Fin del aislamiento
UN VIEJO coronel de bigote erizado, monóculo y rosa en el ojal, sombrero bombín y paraguas cuidadosamente enrollado diría que el continente, por fin, ha dejado de estar aislado. Una circunstancia hasta ahora necesaria para impedir contactos perniciosos y los siempre vanos intentos de invasión por tiranos enloquecidos. A mediodía del sábado 1 de diciembre de 1990, a 100 metros por debajo de las olas en pleno canal de la Mancha, se realizó la perforación final de un último agujero. Y a través de éÍ quedaron unidos los dos tramos del triple túnel que, de ahora en adelante, comunicará por tierra a Gran Bretaña con Francia.Puede argüirse que con ello ha caído el símbolo de toda xenofobia. Sería tal vez más justo, y más romántico, sugerir que, al renunciar a su insularidad, el Reino Unido ha decidido prescindir deliberadamente de la feroz y admirable cualidad con la que durante siglos ha defendido el terruño, la identidad y el té de las cinco: el convencimiento, espléndidamente equivocado, de que su país, su sociedad y los valores por los que ambos se rigen son los mejores y de que padecerían al contacto con los del resto de Europa.
Shakespeare dijo del "mar de plata en que se engarza la piedra preciosa" de Inglaterra que "hace las veces de un foso erigido contra la envidia de tierras menos afortunadas".

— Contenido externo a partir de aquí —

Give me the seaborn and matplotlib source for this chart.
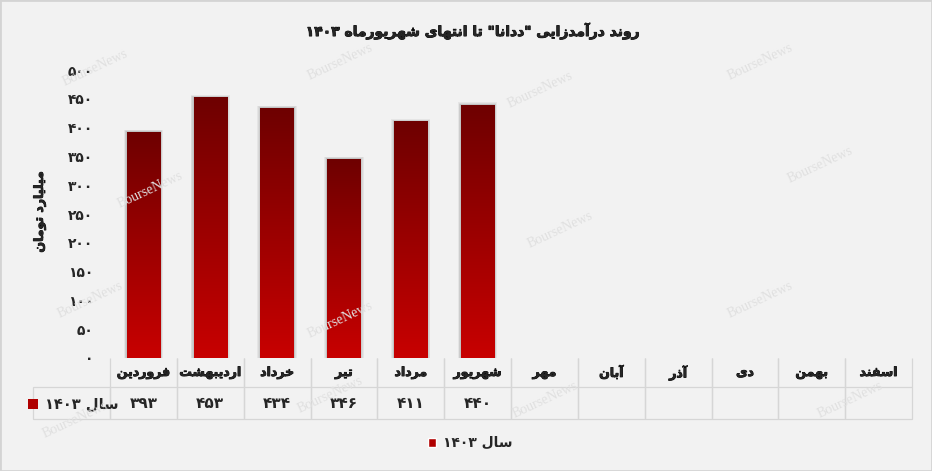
import re
import numpy as np
import pandas as pd
import seaborn as sns
import matplotlib.pyplot as plt
import matplotlib.patheffects as pe
from matplotlib.colors import LinearSegmentedColormap
from matplotlib.patches import Rectangle, Patch
from matplotlib.offsetbox import HPacker, TextArea, DrawingArea, AnnotationBbox

# data
months = ['فروردین', 'اردیبهشت', 'خرداد', 'تیر', 'مرداد', 'شهریور',
          'مهر', 'آبان', 'آذر', 'دی', 'بهمن', 'اسفند']
revenue = [393, 453, 434, 346, 411, 440,
           np.nan, np.nan, np.nan, np.nan, np.nan, np.nan]
series_name = 'سال ۱۴۰۳'
y_ticks = [0, 50, 100, 150, 200, 250, 300, 350, 400, 450, 500]
title = 'روند درآمدزایی "ددانا" تا انتهای شهریورماه ۱۴۰۳'
y_label = 'میلیارد تومان'

# arabic presentation forms: isolated, final, (initial, medial)
FORMS = {
    'ا': ('\uFE8D', '\uFE8E'), 'آ': ('\uFE81', '\uFE82'),
    'ب': ('\uFE8F', '\uFE90', '\uFE91', '\uFE92'),
    'ت': ('\uFE95', '\uFE96', '\uFE97', '\uFE98'),
    'خ': ('\uFEA5', '\uFEA6', '\uFEA7', '\uFEA8'),
    'د': ('\uFEA9', '\uFEAA'), 'ذ': ('\uFEAB', '\uFEAC'),
    'ر': ('\uFEAD', '\uFEAE'), 'ز': ('\uFEAF', '\uFEB0'),
    'س': ('\uFEB1', '\uFEB2', '\uFEB3', '\uFEB4'),
    'ش': ('\uFEB5', '\uFEB6', '\uFEB7', '\uFEB8'),
    'ف': ('\uFED1', '\uFED2', '\uFED3', '\uFED4'),
    'ل': ('\uFEDD', '\uFEDE', '\uFEDF', '\uFEE0'),
    'م': ('\uFEE1', '\uFEE2', '\uFEE3', '\uFEE4'),
    'ن': ('\uFEE5', '\uFEE6', '\uFEE7', '\uFEE8'),
    'ه': ('\uFEE9', '\uFEEA', '\uFEEB', '\uFEEC'),
    'و': ('\uFEED', '\uFEEE'),
    'ی': ('\uFBFC', '\uFBFD', '\uFBFE', '\uFBFF'),
}


def fa(text):
    # shape letters, then lay the line out right to left
    out = []
    for i, ch in enumerate(text):
        if ch not in FORMS:
            out.append(ch)
            continue
        prev = text[i - 1] if i > 0 else ''
        nxt = text[i + 1] if i + 1 < len(text) else ''
        f = FORMS[ch]
        jp = prev in FORMS and len(FORMS[prev]) == 4
        jn = nxt in FORMS and len(f) == 4
        if jp and jn:
            out.append(f[3])
        elif jp:
            out.append(f[1])
        elif jn:
            out.append(f[2])
        else:
            out.append(f[0])
    vis = ''.join(out)[::-1]
    return re.sub(r'[0-9۰-۹]+', lambda m: m.group(0)[::-1], vis)


def fa_num(v):
    return str(int(v)).translate(str.maketrans('0123456789', '۰۱۲۳۴۵۶۷۸۹'))


sns.set_style('white')
plt.rcParams['font.family'] = ['DejaVu Sans']
heavy = [pe.withStroke(linewidth=0.6, foreground='black')]

W, H = 932, 471
bg = '#f2f2f2'
fig = plt.figure(figsize=(W / 100, H / 100), dpi=100, facecolor=bg)
ax = fig.add_axes([110 / W, 1 - 358 / H, 802 / W, 288 / H])
ax.set_facecolor(bg)

df = pd.DataFrame({'month': months, 'value': revenue})
sns.barplot(data=df, x='month', y='value', order=months, width=0.5,
            color='#b00000', linewidth=0, ax=ax, zorder=2)
bars = [p for p in ax.patches if np.isfinite(p.get_height()) and p.get_height() > 0]

# soft shadow + vertical gradient on each bar
cmap = LinearSegmentedColormap.from_list('bar', ['#c80000', '#6e0000'])
grad = np.linspace(0, 1, 256).reshape(-1, 1)
for p in bars:
    p.set_edgecolor('none')
    x, w, h = p.get_x(), p.get_width(), p.get_height()
    for k in range(1, 5):
        ax.add_patch(Rectangle((x - k * 0.011, 0), w + 2 * k * 0.011, h + k * 0.9,
                               facecolor='black', alpha=0.05, lw=0, zorder=1))
    im = ax.imshow(grad, extent=[x, x + w, 0, h], origin='lower', aspect='auto',
                   cmap=cmap, zorder=3)
    im.set_clip_path(p)

ax.set_xlim(-0.5, len(months) - 0.5)
ax.set_ylim(0, 500)
sns.despine(ax=ax, left=True, bottom=True)
ax.set_xticks([])
ax.set_xlabel('')
ax.set_yticks(y_ticks)
ax.set_yticklabels([fa_num(t) for t in y_ticks], fontsize=10, fontweight='bold')
ax.tick_params(axis='y', length=0, pad=12)
ax.set_ylabel(fa(y_label), fontsize=9, fontweight='bold', path_effects=heavy)
ax.yaxis.set_label_coords(-0.08, 0.507)

# data table under the bars (bbox covers the month grid, row label hangs left)
cell_text = [[fa_num(v) if np.isfinite(v) else '' for v in revenue]]
tbl = ax.table(cellText=cell_text, colLabels=[fa(m) for m in months],
               rowLabels=[''], colWidths=[1 / 12] * 12, cellLoc='center',
               bbox=[0, -61 / 288, 1, 61 / 288])
tbl._autoColumns = []
tbl.auto_set_font_size(False)
for (r, c), cell in tbl.get_celld().items():
    cell.set_facecolor('none')
    cell.set_edgecolor('#d6d6d6')
    cell.set_linewidth(0.9)
    if c == -1:
        cell.set_width(77 / 802)
    txt = cell.get_text()
    txt.set_fontweight('bold')
    if r == 0:
        txt.set_fontsize(9)
        txt.set_path_effects(heavy)
        cell.visible_edges = 'LR'
        cell.set_height(29 / 288)
    else:
        txt.set_fontsize(11)
        cell.set_height(32 / 288)

# series key inside the row-label cell
da = DrawingArea(7, 7, 0, 0)
da.add_artist(Rectangle((0, 0), 7, 7, facecolor='#b00000', lw=0))
lab = TextArea(fa(series_name), textprops=dict(fontsize=10.5, fontweight='bold'))
box = HPacker(children=[da, lab], align='center', pad=0, sep=5)
ax.add_artist(AnnotationBbox(box, (73, H - 404), xycoords='figure pixels',
                             frameon=False))

fig.text(473 / W, 1 - 31 / H, fa(title), ha='center', va='center',
         fontsize=10, fontweight='bold', path_effects=heavy)

fig.legend(handles=[Patch(facecolor='#b00000')], labels=[fa(series_name)],
           loc='center', bbox_to_anchor=(470 / W, 1 - 443 / H), frameon=False,
           handlelength=0.6, handleheight=0.6, handletextpad=0.5,
           prop={'weight': 'bold', 'size': 10})

# faint watermarks
marks = [(340, 62), (95, 68), (150, 190), (90, 300), (340, 320), (540, 90),
         (760, 62), (820, 165), (760, 300), (75, 420), (330, 395), (545, 400),
         (850, 400), (560, 230)]
for mx, my in marks:
    fig.text(mx / W, 1 - my / H, 'BourseNews', family='Liberation Serif',
             fontsize=10, color='#e0e0e0', rotation=25, ha='center', va='center',
             zorder=0)

fig.add_artist(Rectangle((0, 0), 1, 1, transform=fig.transFigure, fill=False,
                         edgecolor='#d4d4d4', lw=2))

fig.savefig('out.png', dpi=100, facecolor=bg)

Ya no es así. Todas las tierras de Europa son afortunadas. Casi medio siglo después de la última gran guerra que las desgarró, no existen razones de enfrentamiento, no quedan ya ambiciones de dominio y de territorio. Los pueblos de Europa tienen ahora un proyecto de unión y, antes que erizar de obstáculos las fronteras, intentan allanar los que les ponen los accidentes geográficos.

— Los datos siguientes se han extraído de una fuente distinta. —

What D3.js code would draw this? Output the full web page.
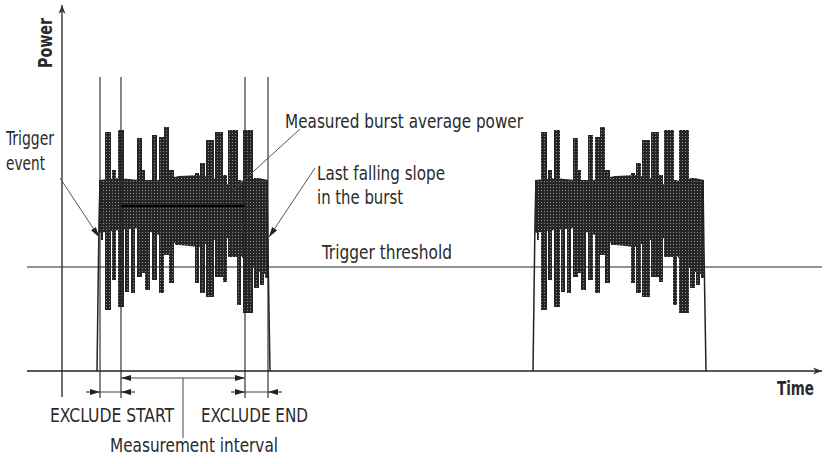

No son las complicaciones técnicas las que retrasan la ejecución de tan gigantescos proyectos. Existe en los hombres un permanente afán de buscar el progreso accediendo a él por la línea más corta. El de la Mancha no es el primer túnel que se construye; otros fueron perforados hace décadas (el del Montblanc), hace un siglo (el de San Gotardo), hace centenares de años (el de Pausilipo, en Nápoles). Guió a sus constructores un ansia de aventura, una fanática creencia en las virtudes del adelanto y un sólido deseo de lucro. Comparadas con las dificultades con que toparon aquellos ingenieros, con la escasez de medios técnicos y con las vidas humanas que sacrificaron, las de la perforación del tunnel han sido un juego de niños. Lo que retrasó este viejo proyecto hasta la última década del siglo XX fue la sospecha y la desconfianza. Ahora, políticos -sobre todo Margaret Thatcher y François Mitterrand-, banqueros, ingenieros, obreros y máquinas han sido capaces de hacer que el túnel de la Mancha sea una realización más del progreso y quede arrumbada, por inútil, la invocación a nacionalismos estériles.
Es justicia poética que el lugar de encuentro por debajo del canal, el pasado sábado, estuviera más cerca de las costas francesas que de las inglesas: un símbolo, condicionado por la geología, de que son las islas las que se enganchan al continente para siempre.